→ The task
The line holding "const yearTicks = [2008, 2011, 2014, 2017, 2020, 2023, 2026];" is the last one to output; start at the first line of the data, keep every line in between exactly, and leave out pictures.

##############################

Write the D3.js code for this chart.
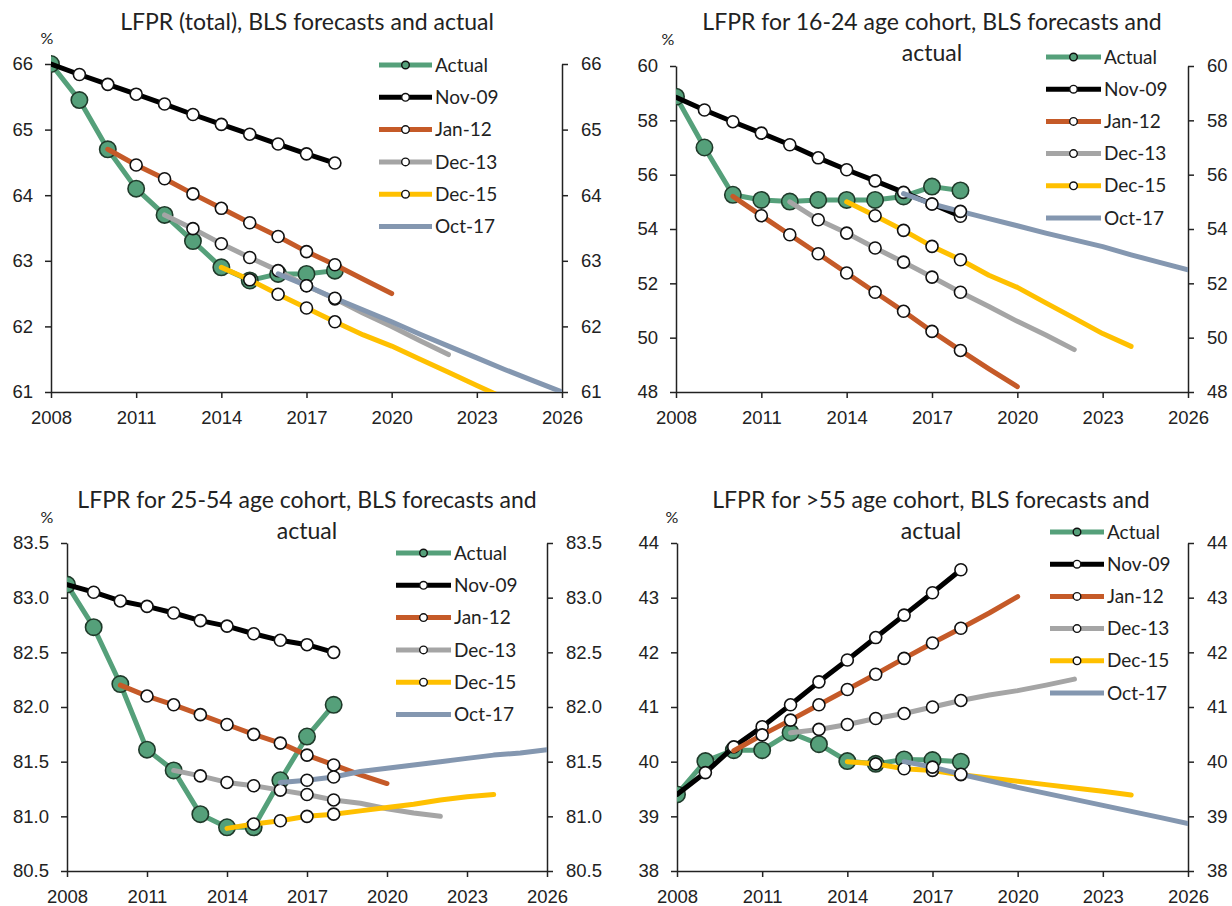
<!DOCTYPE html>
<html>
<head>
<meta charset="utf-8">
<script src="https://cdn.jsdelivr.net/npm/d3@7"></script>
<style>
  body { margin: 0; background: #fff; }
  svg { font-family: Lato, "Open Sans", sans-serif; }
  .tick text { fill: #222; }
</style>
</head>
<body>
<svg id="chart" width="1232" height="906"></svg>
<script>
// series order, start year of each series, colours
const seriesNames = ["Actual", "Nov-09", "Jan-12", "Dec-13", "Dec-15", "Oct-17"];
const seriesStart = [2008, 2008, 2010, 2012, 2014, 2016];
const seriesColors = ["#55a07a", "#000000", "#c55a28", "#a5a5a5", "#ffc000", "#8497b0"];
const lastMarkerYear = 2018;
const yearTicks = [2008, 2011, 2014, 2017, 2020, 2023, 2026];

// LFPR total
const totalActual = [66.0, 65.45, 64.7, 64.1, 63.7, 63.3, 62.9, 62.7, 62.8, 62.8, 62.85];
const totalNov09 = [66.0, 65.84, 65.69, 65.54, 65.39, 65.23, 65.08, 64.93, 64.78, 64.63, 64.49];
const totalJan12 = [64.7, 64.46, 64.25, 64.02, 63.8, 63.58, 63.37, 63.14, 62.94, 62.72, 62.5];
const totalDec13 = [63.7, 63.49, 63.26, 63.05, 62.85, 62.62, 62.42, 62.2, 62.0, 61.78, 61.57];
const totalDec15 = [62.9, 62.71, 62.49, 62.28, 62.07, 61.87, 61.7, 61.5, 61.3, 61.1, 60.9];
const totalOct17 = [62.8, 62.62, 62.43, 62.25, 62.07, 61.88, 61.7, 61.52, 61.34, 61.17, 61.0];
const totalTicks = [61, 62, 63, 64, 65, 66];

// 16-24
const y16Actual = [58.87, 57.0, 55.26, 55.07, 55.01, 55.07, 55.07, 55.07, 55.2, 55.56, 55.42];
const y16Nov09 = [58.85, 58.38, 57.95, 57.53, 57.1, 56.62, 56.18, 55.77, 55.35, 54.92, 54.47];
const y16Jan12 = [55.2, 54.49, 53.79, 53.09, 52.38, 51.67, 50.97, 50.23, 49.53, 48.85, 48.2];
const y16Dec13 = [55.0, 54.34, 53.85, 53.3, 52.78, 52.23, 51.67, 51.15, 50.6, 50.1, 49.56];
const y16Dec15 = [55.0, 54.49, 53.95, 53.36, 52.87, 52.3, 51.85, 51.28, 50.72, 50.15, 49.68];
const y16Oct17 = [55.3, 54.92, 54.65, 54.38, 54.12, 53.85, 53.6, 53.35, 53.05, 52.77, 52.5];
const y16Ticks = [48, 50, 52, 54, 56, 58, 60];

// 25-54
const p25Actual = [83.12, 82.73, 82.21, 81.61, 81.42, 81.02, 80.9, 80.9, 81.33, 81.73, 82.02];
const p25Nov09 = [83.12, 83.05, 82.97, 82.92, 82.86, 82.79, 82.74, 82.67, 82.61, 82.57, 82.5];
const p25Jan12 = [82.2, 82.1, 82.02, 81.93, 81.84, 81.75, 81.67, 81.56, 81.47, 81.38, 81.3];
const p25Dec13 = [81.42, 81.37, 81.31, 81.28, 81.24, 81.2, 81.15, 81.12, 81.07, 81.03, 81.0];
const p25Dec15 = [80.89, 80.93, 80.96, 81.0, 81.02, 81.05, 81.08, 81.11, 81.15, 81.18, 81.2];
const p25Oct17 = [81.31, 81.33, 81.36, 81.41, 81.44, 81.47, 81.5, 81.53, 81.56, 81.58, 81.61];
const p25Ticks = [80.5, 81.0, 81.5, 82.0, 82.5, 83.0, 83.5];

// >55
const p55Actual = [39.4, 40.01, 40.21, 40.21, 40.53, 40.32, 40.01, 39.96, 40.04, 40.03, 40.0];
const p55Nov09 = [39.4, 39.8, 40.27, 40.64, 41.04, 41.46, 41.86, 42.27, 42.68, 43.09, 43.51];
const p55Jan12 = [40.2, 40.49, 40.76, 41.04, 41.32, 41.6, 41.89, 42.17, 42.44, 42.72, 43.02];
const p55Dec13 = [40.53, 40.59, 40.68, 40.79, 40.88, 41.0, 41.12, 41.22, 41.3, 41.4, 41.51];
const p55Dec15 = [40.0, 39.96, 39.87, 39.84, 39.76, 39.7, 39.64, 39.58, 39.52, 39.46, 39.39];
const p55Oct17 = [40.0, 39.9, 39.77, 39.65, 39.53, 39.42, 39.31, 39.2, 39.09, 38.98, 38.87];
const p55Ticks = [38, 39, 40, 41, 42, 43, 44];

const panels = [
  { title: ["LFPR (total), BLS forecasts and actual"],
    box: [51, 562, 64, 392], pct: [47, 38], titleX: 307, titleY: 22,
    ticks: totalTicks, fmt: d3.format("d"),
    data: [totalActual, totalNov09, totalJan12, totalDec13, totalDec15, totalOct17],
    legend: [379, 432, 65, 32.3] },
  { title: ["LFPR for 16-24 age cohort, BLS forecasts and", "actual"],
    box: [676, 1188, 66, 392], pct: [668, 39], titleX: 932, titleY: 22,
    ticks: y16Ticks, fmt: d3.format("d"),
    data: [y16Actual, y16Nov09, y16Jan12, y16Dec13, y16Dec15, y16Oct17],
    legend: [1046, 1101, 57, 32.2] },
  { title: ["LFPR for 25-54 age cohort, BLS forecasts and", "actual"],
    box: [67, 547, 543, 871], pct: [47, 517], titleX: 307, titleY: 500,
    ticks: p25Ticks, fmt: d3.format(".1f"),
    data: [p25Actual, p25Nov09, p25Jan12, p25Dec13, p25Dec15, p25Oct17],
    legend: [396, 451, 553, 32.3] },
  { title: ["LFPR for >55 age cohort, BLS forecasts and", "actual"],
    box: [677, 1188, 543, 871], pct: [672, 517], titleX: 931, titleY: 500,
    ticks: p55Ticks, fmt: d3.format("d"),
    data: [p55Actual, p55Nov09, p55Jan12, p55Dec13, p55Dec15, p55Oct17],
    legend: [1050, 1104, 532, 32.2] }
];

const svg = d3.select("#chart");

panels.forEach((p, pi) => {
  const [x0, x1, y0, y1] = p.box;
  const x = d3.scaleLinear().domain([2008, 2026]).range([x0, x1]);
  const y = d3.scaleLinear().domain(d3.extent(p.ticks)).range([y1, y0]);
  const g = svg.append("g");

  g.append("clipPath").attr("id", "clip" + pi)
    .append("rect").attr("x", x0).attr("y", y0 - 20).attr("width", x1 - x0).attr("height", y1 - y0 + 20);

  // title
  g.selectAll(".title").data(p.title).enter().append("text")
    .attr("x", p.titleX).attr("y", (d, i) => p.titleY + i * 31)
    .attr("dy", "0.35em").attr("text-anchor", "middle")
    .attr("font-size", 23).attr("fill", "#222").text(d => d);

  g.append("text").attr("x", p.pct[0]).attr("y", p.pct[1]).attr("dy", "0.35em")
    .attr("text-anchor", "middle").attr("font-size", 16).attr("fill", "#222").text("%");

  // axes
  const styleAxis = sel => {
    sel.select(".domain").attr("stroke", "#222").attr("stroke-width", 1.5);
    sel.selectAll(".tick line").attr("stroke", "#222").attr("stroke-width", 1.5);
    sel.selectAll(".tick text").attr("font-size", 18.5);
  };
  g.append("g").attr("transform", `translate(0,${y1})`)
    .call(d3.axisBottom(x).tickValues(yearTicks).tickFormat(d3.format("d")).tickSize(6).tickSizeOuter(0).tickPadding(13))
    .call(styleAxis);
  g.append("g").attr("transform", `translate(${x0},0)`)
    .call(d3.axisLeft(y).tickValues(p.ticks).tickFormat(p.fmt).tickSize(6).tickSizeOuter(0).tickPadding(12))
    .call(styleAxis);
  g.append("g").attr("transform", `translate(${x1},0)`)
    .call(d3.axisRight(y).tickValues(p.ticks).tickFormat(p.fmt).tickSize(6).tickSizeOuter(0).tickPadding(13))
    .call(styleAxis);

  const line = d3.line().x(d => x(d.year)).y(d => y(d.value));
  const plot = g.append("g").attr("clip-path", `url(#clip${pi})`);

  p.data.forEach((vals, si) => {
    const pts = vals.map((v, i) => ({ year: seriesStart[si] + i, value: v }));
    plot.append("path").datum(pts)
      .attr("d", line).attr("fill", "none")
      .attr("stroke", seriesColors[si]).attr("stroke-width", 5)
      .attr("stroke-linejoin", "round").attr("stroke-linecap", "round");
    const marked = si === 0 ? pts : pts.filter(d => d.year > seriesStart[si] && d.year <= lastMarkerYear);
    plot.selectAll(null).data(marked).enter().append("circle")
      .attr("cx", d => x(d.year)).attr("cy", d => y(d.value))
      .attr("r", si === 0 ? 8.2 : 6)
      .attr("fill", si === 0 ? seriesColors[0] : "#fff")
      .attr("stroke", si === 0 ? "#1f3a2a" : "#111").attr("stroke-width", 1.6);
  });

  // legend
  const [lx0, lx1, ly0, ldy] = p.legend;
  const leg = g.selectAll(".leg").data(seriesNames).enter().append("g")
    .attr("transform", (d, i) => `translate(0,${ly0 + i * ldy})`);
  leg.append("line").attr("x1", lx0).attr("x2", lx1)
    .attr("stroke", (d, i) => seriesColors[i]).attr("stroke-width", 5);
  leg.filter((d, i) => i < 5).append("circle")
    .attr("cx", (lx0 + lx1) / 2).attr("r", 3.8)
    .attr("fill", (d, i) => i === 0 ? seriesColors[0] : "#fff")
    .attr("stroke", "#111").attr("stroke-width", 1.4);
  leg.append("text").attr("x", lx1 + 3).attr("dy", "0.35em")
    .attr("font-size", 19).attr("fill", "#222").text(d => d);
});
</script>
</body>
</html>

##############################

→ Output
Write the D3.js code for this chart.
<!DOCTYPE html>
<html>
<head>
<meta charset="utf-8">
<script src="https://cdn.jsdelivr.net/npm/d3@7"></script>
<style>
  body { margin: 0; background: #fff; }
  svg { font-family: Lato, "Open Sans", sans-serif; }
  .tick text { fill: #222; }
</style>
</head>
<body>
<svg id="chart" width="1232" height="906"></svg>
<script>
// series order, start year of each series, colours
const seriesNames = ["Actual", "Nov-09", "Jan-12", "Dec-13", "Dec-15", "Oct-17"];
const seriesStart = [2008, 2008, 2010, 2012, 2014, 2016];
const seriesColors = ["#55a07a", "#000000", "#c55a28", "#a5a5a5", "#ffc000", "#8497b0"];
const lastMarkerYear = 2018;
const yearTicks = [2008, 2011, 2014, 2017, 2020, 2023, 2026];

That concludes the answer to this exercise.